“Yo apacentaré mis ovejas, y yo les daré aprisco, dice… el Señor.
Yo buscaré la perdida, y haré volver al redil la descarriada,
vendaré la perniquebrada, y fortaleceré la débil.”
(Ezequiel 34:15-16)
“Mis ovejas oyen mi voz, y yo las conozco,
y me siguen, y yo les doy vida eterna.”
(Juan 10:27-28)
Un inmenso rebaño de ovejas atravesaba el valle delante de nosotros. El pastor caminaba tranquilamente, pero su perro, bien adiestrado, pasaba de un lado a otro para reunir las descarriadas. Nos fascinaban sus intervenciones perseverantes y valientes.
Entonces mi padre, que aprovechaba tales oportunidades para enseñarnos, me preguntó:
— Enrique, si debieras constituir un pequeño rebaño, ¿cómo elegirías las ovejas?

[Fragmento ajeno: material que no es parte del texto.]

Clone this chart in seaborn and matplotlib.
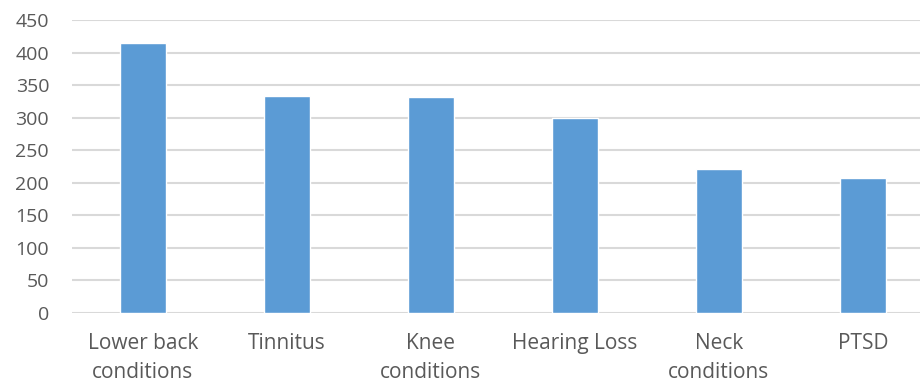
import matplotlib
matplotlib.use("Agg")
import matplotlib.pyplot as plt
import seaborn as sns
import pandas as pd

categories = ["Lower back\nconditions", "Tinnitus", "Knee\nconditions",
              "Hearing Loss", "Neck\nconditions", "PTSD"]
counts = [415, 334, 332, 299, 221, 207]
y_ticks = [0, 50, 100, 150, 200, 250, 300, 350, 400, 450]

sns.set_style("white")
plt.rcParams["font.family"] = ["Open Sans", "DejaVu Sans"]

df = pd.DataFrame({"condition": categories, "count": counts})

fig = plt.figure(figsize=(9.23, 3.84), dpi=100)
ax = fig.add_axes([72 / 923, 71 / 384, 848 / 923, 293 / 384])

sns.barplot(data=df, x="condition", y="count", color="#5b9bd5",
            saturation=1, width=0.315, ax=ax, zorder=3)

ax.set_ylim(0, 450)
ax.set_yticks(y_ticks)
ax.set_xlim(-0.493, 5.396)
ax.yaxis.grid(True, color="#d9d9d9", linewidth=1.5, zorder=0)
ax.set_axisbelow(True)
for s in ax.spines.values():
    s.set_visible(False)
ax.set_xlabel("")
ax.set_ylabel("")
ax.tick_params(axis="both", length=0, colors="#595959")
ax.tick_params(axis="y", pad=16.5, labelsize=14)
ax.tick_params(axis="x", pad=14.5, labelsize=15)
for lbl in ax.get_xticklabels():
    lbl.set_linespacing(1.5)
    lbl.set_verticalalignment("top")

fig.savefig("out.png", dpi=100)
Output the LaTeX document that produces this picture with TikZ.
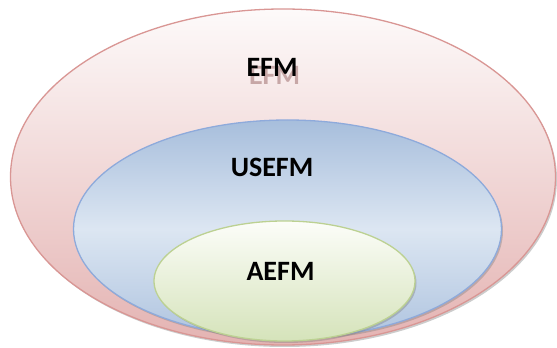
\documentclass[tikz,border=0pt]{standalone}
\usepackage{fontspec}
\setmainfont{Carlito}
\usetikzlibrary{shapes.geometric,shadows}
\definecolor{efmline}{HTML}{D99694}
\definecolor{efmtop}{HTML}{FDFAFA}
\definecolor{efmbot}{HTML}{E4B3B2}
\definecolor{useline}{HTML}{8EAADB}
\definecolor{uselight}{HTML}{DCE6F2}
\definecolor{usedark}{HTML}{A7BEDC}
\definecolor{aeline}{HTML}{BCD192}
\definecolor{aetop}{HTML}{FCFDF9}
\definecolor{aebot}{HTML}{D5E3BA}
\definecolor{efmshade}{HTML}{8C5655}

\begin{document}
\begin{tikzpicture}[x=1pt, y=1pt,
  set/.style = {ellipse, inner sep=0pt, line width=1.3pt,
    drop shadow={shadow xshift=1.5pt, shadow yshift=-2pt, opacity=.4}},
  tag/.style = {font=\fontsize{28}{28}\selectfont\bfseries}]
\useasboundingbox (0,0) rectangle (557,348);
\node (efm) [set, draw=efmline, top color=efmtop, bottom color=efmbot,
  minimum width=545pt, minimum height=336pt] at (283,171) {};
\node (usefm) [set, draw=useline, shading angle=-40, top color=usedark,
  bottom color=usedark!85!uselight, middle color=uselight,
  minimum width=428pt, minimum height=218pt] at (287.5,119) {};
\node (aefm) [set, draw=aeline, top color=aetop, bottom color=aebot,
  minimum width=261pt, minimum height=120pt] at (284.5,67) {};
% labels
\node (efmshadow) [tag, text=efmshade, opacity=.45] at (274.5,273) {EFM};
\node (efmtag) [tag] at (272,281) {EFM};
\node (usefmtag) [tag] at (272,181) {USEFM};
\node (aefmtag) [tag] at (280.5,77) {AEFM};
\end{tikzpicture}
\end{document}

— Eliminaría las débiles y las que tienen tendencia a extraviarse, finalmente, prestaría atención a la calidad de su lana.
— Ciertamente obtendrías un buen rebaño. Pero, ¿sabes cómo hace el Señor Jesús para formar su rebaño, es decir, la Iglesia? Llama a todos los hombres, particularmente a los débiles, a los que están cargados, cansados, a los heridos por la vida, a los pobres y menospreciados. Luego, carga con los que confían en él y le obedecen. Los ama tal como son y les comunica su propia vida.
Así, la Iglesia del Señor está compuesta por los que reconocieron su culpabilidad ante Dios y creyeron en Jesucristo. Entonces reciben un título de nobleza divina, el de ser hijos de Dios. Están unidos por un mismo Espíritu para la eternidad y forman la “Esposa del Cordero” (Apocalipsis 21:9).